Pan Franciszek każdego ranka wyruszał w drogę do gospodarzy pobliskich wsi i zbierał fundusze na budowę kościoła (w tym celu przemierzał codziennie dziesiątki kilometrów). Po drodze
pan Franciszek „zbierał” również duże kamienie przydrożne, które wmurowane w ściany świątyni do dziś stanowią jej ozdobę. Pan Franciszek po całym dniu kwesty, wieczorem, dyktował
swojej wnuczce - Weronice nazwiska ofiarodawców, by je zachować dla następnych pokoleń mieszkańców mojej rodzinnej parafii.
Postawa pana Franciszka i innych mieszkańców mojej rodzinnej miejscowości włączonych w dzieło budowy kościoła do dziś budzi mój podziw i uznanie. Nie mieli maszyn
budowlanych, mieli tylko ręce i plecy, w rękach kielnię i młotek, na plecach tarę do noszenia cegieł, a w sercu wiarę i zapał do budowy
Bożego domu.
Pamiętam pełnych rozmodlenia parafian: Stanisławę Korzonek, Mariannę Oleś, Salomeę Szczęsną, Teklę Mazurek, Elżbietę Kałę, Piotra Nicponia i Piotra Plewińskiego, którzy już w moim
dzieciństwie, a przecież był to czas przedsoborowy, w czasie Komunii św. na słowa kapłana: „Corpus Christi” (Ciało Chrystusa), odpowiadali z czcią: „Amen”.

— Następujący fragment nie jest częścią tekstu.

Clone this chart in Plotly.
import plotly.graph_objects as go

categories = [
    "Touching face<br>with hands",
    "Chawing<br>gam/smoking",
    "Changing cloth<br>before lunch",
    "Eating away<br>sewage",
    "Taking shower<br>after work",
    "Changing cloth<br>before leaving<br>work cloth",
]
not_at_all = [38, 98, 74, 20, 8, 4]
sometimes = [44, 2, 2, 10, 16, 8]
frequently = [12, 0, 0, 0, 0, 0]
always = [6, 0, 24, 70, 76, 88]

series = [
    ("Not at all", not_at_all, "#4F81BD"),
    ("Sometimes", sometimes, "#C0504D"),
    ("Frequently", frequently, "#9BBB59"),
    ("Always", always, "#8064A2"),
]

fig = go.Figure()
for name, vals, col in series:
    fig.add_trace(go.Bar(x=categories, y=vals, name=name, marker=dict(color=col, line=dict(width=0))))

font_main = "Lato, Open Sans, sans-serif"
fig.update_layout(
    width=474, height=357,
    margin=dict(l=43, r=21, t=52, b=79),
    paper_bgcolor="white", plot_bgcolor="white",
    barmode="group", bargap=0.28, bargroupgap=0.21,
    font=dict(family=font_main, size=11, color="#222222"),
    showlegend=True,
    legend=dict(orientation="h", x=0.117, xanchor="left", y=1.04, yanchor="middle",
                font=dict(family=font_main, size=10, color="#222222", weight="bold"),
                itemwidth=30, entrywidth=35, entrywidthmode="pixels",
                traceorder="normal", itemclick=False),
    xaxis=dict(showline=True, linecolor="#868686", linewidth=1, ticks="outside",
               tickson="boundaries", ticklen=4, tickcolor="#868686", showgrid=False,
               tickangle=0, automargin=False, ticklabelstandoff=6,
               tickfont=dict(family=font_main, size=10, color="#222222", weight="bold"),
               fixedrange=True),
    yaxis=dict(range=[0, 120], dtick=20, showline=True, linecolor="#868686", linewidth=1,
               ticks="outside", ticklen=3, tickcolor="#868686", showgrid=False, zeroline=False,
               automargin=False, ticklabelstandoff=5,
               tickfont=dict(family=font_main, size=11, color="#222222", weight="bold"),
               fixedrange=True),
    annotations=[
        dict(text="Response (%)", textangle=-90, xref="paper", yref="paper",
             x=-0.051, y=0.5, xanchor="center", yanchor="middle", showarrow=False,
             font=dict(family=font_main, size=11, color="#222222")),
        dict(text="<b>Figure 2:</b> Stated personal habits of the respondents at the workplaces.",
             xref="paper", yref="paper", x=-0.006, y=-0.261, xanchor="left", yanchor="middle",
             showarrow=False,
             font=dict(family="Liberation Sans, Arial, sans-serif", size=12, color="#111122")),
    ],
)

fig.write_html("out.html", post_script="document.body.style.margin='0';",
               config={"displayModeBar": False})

Byłem wtedy ministrantem i to świadectwo wiary moich rodaków bezpośrednio kształtowało moje powołanie do kapłaństwa. Jestem im bardzo wdzięczny, gdyby nie otoczenie, w którym wzrastałem,
byłbym teraz innym człowiekiem. Zawsze z wielką przyjemnością wracam do moich rodzinnych stron, odwiedzam rodzinę, znajomych, goszczę u serdecznego proboszcza ks. kan. Tadeusza Gonery
i znów staję przy ołtarzu, przy którym kiedyś służyłem jako ministrant.